This is going to sound really odd but I've been thinking about God a whole lot lately. Like constantly for the past few weeks. I wake up several times a night and he's there, get up in the morning and he's there. I drive to work or to the store or just take a walk and he's there, everywhere I am, I'm so aware of him.
Some of you might be reading this and think to yourself, that's normal but I have never experienced anything like this before. I feel him all the time. Been thinking about people all around me that touch my life and in the news and just everywhere and how all the things that are happening just seem to tell me how close his coming is. Think about the tragedies that are effecting the lives of the people I care about and even my own. How sad it is to know that people I love are suffering and still, it's exciting to know that the same one who comforts me is comforting them, thousands of miles across the country.
The ministers on the radio are talking a lot about how near the Lords coming is. It seems I can't go one day without hearing someone talk about it. The excitement is in the air and in my spirit and I can't help but think about how thankful I am that I won't have to continue to be in a world that is turning more wicked every day.

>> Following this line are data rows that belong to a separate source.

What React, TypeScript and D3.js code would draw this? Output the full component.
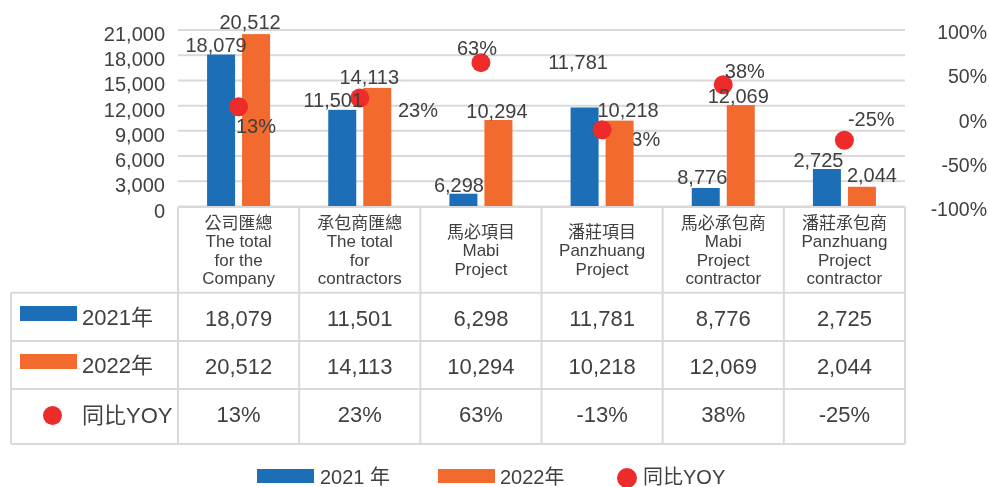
import * as d3 from 'd3';

const categories = ['company', 'contractors', 'mabi', 'panzhuang', 'mabiContractor', 'panzhuangContractor'];
const categoryLines = [
  ['公司匯總', 'The total', 'for the', 'Company'],
  ['承包商匯總', 'The total', 'for', 'contractors'],
  ['馬必項目', 'Mabi', 'Project'],
  ['潘莊項目', 'Panzhuang', 'Project'],
  ['馬必承包商', 'Mabi', 'Project', 'contractor'],
  ['潘莊承包商', 'Panzhuang', 'Project', 'contractor'],
];
// bar heights as drawn in the picture
const bars2021 = [18079, 11501, 1520, 11781, 2200, 4460];
const bars2022 = [20512, 14113, 10294, 10218, 12069, 2350];
// values printed on labels and in the table
const values2021 = [18079, 11501, 6298, 11781, 8776, 2725];
const values2022 = [20512, 14113, 10294, 10218, 12069, 2044];
const yoy = [0.13, 0.23, 0.63, -0.13, 0.38, -0.25];
const leftTicks = [0, 3000, 6000, 9000, 12000, 15000, 18000, 21000];
const rightTicks = [-1, -0.5, 0, 0.5, 1];

// label nudges (layout only)
const nudge2021 = [[-5, -9.5], [-9, -9.5], [-4.5, -9], [-6.5, -45], [-3.5, -11.5], [-8.5, -9.5]];
const nudge2022 = [[-6, -12.5], [-8, -10.5], [-1.5, -9], [8.5, -10.5], [-2.5, -9.5], [10, -11.5]];
const yoyNudge = [[17.4, 19.2], [58.2, 12], [-4, -14.2], [34.8, 8.8], [21.6, -14.2], [26.9, -21.8]];

const BLUE = '#1C6EB6';
const ORANGE = '#F26A2D';
const RED = '#EE2B2B';
const TEXT = '#404040';
const GRID = '#d9d9d9';
const FONT = '"Liberation Sans", Arial, "Noto Sans CJK TC", sans-serif';

const W = 989;
const H = 487;
const plotLeft = 178;
const plotRight = 905;
const tableLeft = 11;
const rowLines = [292.7, 341, 389, 444];

export default function App() {
  const x = d3.scaleBand<string>().domain(categories).range([plotLeft, plotRight]);
  const bw = x.bandwidth();
  const x1 = d3.scaleBand<string>().domain(['2021', '2022']).range([bw / 2 - 31.5, bw / 2 + 31.5]).paddingInner(0.2);
  const y = d3.scaleLinear().domain([0, 21000]).range([206.5, 30]);
  const y2 = d3.scaleLinear().domain([-1, 1]).range([206.5, 30]);
  const fmt = d3.format(',');
  const pctRaw = d3.format('.0%');
  const pct = (v: number) => pctRaw(v).replace('−', '-');

  const cx = (i: number) => (x(categories[i]) ?? 0) + bw / 2;
  const series = [
    { key: '2021', bars: bars2021, vals: values2021, color: BLUE, nudge: nudge2021 },
    { key: '2022', bars: bars2022, vals: values2022, color: ORANGE, nudge: nudge2022 },
  ];

  const yoyLabel = (d: number, i: number) => (
    <text key={'yl' + i} x={cx(i) + yoyNudge[i][0]} y={y2(d) + yoyNudge[i][1]} dy="0.35em"
      textAnchor="middle" fontSize={20} fill={TEXT}>{pct(d)}</text>
  );

  return (
    <div style={{ position: 'fixed', left: 0, top: 0 }}>
      <svg width={W} height={H} style={{ display: 'block', fontFamily: FONT }}>
        {/* grid */}
        {leftTicks.map(t => (
          <line key={'g' + t} x1={plotLeft} x2={plotRight} y1={y(t)} y2={y(t)} stroke={GRID} strokeWidth={2} />
        ))}
        {/* left axis */}
        {leftTicks.map(t => (
          <text key={'l' + t} x={165} y={y(t) + 4} dy="0.35em" textAnchor="end" fontSize={20} fill={TEXT}>{fmt(t)}</text>
        ))}
        {/* right axis */}
        {rightTicks.map(t => (
          <text key={'r' + t} x={987} y={y2(t) + 2.5} dy="0.35em" textAnchor="end" fontSize={19.5} fill={TEXT}>{pct(t)}</text>
        ))}

        {/* negative label that sits behind the bars */}
        {yoy.map((d, i) => (i === 3 ? yoyLabel(d, i) : null))}

        {/* bars */}
        {series.map(s => s.bars.map((v, i) => (
          <rect key={s.key + i} x={(x(categories[i]) ?? 0) + (x1(s.key) ?? 0)} y={y(v)}
            width={x1.bandwidth()} height={y(0) - y(v)} fill={s.color} />
        )))}

        {/* yoy dots */}
        {yoy.map((d, i) => (
          <circle key={'d' + i} cx={cx(i)} cy={y2(d)} r={9.5} fill={RED} />
        ))}

        {/* bar labels */}
        {series.map(s => s.bars.map((v, i) => (
          <text key={'bl' + s.key + i}
            x={(x(categories[i]) ?? 0) + (x1(s.key) ?? 0) + x1.bandwidth() / 2 + s.nudge[i][0]}
            y={y(v) + s.nudge[i][1]} dy="0.35em" textAnchor="middle" fontSize={20} fill={TEXT}>
            {fmt(s.vals[i])}
          </text>
        )))}
        {yoy.map((d, i) => (i === 3 ? null : yoyLabel(d, i)))}

        {/* table lines */}
        <line x1={plotLeft} x2={plotRight} y1={207} y2={207} stroke={GRID} strokeWidth={2} />
        {rowLines.map(r => (
          <line key={'rl' + r} x1={tableLeft} x2={plotRight} y1={r} y2={r} stroke={GRID} strokeWidth={2} />
        ))}
        <line x1={tableLeft} x2={tableLeft} y1={rowLines[0]} y2={rowLines[3]} stroke={GRID} strokeWidth={2} />
        {categories.map(c => (
          <line key={'vl' + c} x1={x(c)} x2={x(c)} y1={207} y2={rowLines[3]} stroke={GRID} strokeWidth={2} />
        ))}
        <line x1={plotRight} x2={plotRight} y1={207} y2={rowLines[3]} stroke={GRID} strokeWidth={2} />

        {/* category headers */}
        {categoryLines.map((lines, i) => {
          const lh = 18.5;
          const top = 250.5 - (lines.length - 1) * lh / 2;
          return lines.map((t, j) => (
            <text key={'c' + i + j} x={cx(i)} y={top + j * lh} dy="0.35em" textAnchor="middle" fontSize={17} fill={TEXT}>{t}</text>
          ));
        })}

        {/* table row heads */}
        <rect x={20} y={306} width={57} height={15} fill={BLUE} />
        <text x={82} y={317} dy="0.35em" fontSize={22} fill={TEXT}>2021年</text>
        <rect x={20} y={354} width={57} height={15} fill={ORANGE} />
        <text x={82} y={365} dy="0.35em" fontSize={22} fill={TEXT}>2022年</text>
        <circle cx={52.5} cy={415.5} r={9.5} fill={RED} />
        <text x={82} y={415} dy="0.35em" fontSize={22} fill={TEXT}>同比YOY</text>

        {/* table values */}
        {values2021.map((v, i) => (
          <text key={'t1' + i} x={cx(i)} y={318} dy="0.35em" textAnchor="middle" fontSize={22} fill={TEXT}>{fmt(v)}</text>
        ))}
        {values2022.map((v, i) => (
          <text key={'t2' + i} x={cx(i)} y={366} dy="0.35em" textAnchor="middle" fontSize={22} fill={TEXT}>{fmt(v)}</text>
        ))}
        {yoy.map((v, i) => (
          <text key={'t3' + i} x={cx(i)} y={414.5} dy="0.35em" textAnchor="middle" fontSize={22} fill={TEXT}>{pct(v)}</text>
        ))}

        {/* legend */}
        <rect x={257} y={469} width={57} height={14} fill={BLUE} />
        <text x={320} y={477} dy="0.35em" fontSize={20} fill={TEXT}>2021 年</text>
        <rect x={438} y={469} width={57} height={14} fill={ORANGE} />
        <text x={500} y={477} dy="0.35em" fontSize={20} fill={TEXT}>2022年</text>
        <circle cx={627} cy={478} r={10} fill={RED} />
        <text x={643} y={477} dy="0.35em" fontSize={20} fill={TEXT}>同比YOY</text>
      </svg>
    </div>
  );
}
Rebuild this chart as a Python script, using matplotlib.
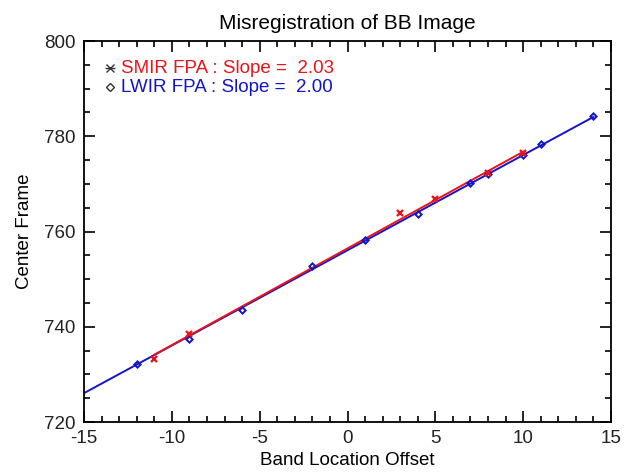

I heard a minister talk about how we are to be a light to the world and the salt of the earth. Heard one talking about how it use to be that if you weren't a virgin you were the odd one but now a days, if you are a virgin, you're the one who stands out as different, odd. I couldn't help but think about how encouraging it is for me that I am exactly where God would have me be because of my convictions and how comforting that is, even when it gets very lonely. Knowing that even when I stand out to others and seem strange, to God, I'm doing what he expectsof me.
Ithink about who God is and how totally awesome he is. He puts the tiny little burst of color on a flower that makes is stunningly beautiful and yet has the power to hold the stars in the heavens. He is more faithful than anyone you will ever know and truly knows the value of honesty, morals, integrity, convictions and he never sways. He never lets you down or changes his mind or makes you look like a fool or tricks you or deceives you.
God is on your side, forgives and heals and comforts and gives you strength and hope and love never ending. God keeps his promise and no matter how bad your day might be, God is still there and you can count on him and he has the power to do anything.
I don't know anyone else like him, anywhere. Never had more love or faithfulness or friendship or loyalty from anyone. He keeps telling me he is here with me. He keeps telling me I can get through because he isn't going anywhere. He keeps showing me just how big he is.
I've been thinking about the bad raps God gets. Someone dies or gets hurt or a tragedy strikes them and they blame God. Think about the broken hearted or people who are suffering and blame God. What's amazing to me is that no matter how upset or angry or accusing we are of God, he still knows the end result and he still continues his plan for our lives and he still loves us and comforts us all the way through.
He's my best friend and I say that with so much pride. Me, a sinner, a nothing without him and yet, he loves me more than anyone ever has. It's better than having the greatest person in the world on your side because God is even above that person.
I am so in love with the Lord, so thankful that my journey through this life has never gone one single moment without the Lord, even when I forgot about him. So thankful that even if to the world I have not accomplished anything and I'm really a nobody, God see's me as his creation, his child, his servant, someone worth always spending his time on.
Just a strange feeling all around me and through me. I do lovethe Lord with all myheart and soul and mind and am so thankful that he loves me too. Sometimes I feel sad because I believe I will go through the rest of my life and never have a partner or someone special again. Feel really lonely sometimes and wish there was someone with me and want all the things a normal person wants. Look at people around me who take what they want while I do without because they tell me they are just too lonely to do the right thing or everyone does it or some excuse. When my heart sinks to my feet and I feel out of sorts and lost, God reminds me that he expects me to be different and it's ok.
The Bible says if God be for you, who can be against you? To me, that's one of the greatest comforts I find in this world today. I'm made out of flesh and blood and feelings like anyone else in the this with all the same desires and needs and wants but life is about choice and we all have a choice of good or evil.
My heart goes out to everyone who is suffering right now. Sometimes the sadness is overwhelming for me because I do want everyone to be happy and content but, in these last days, Satan is desperate and running out of time and he is on the prowl always. Isn't it awesome to know that no matter what happens, God is with you and you can always count on that?? For me, that's everything.
God bless you. I hope you had a great week and even if things did not go the way you had planned or hoped, the Lord God Almighty is with you and he still sits on the throne and one day soon, the suffering will be over.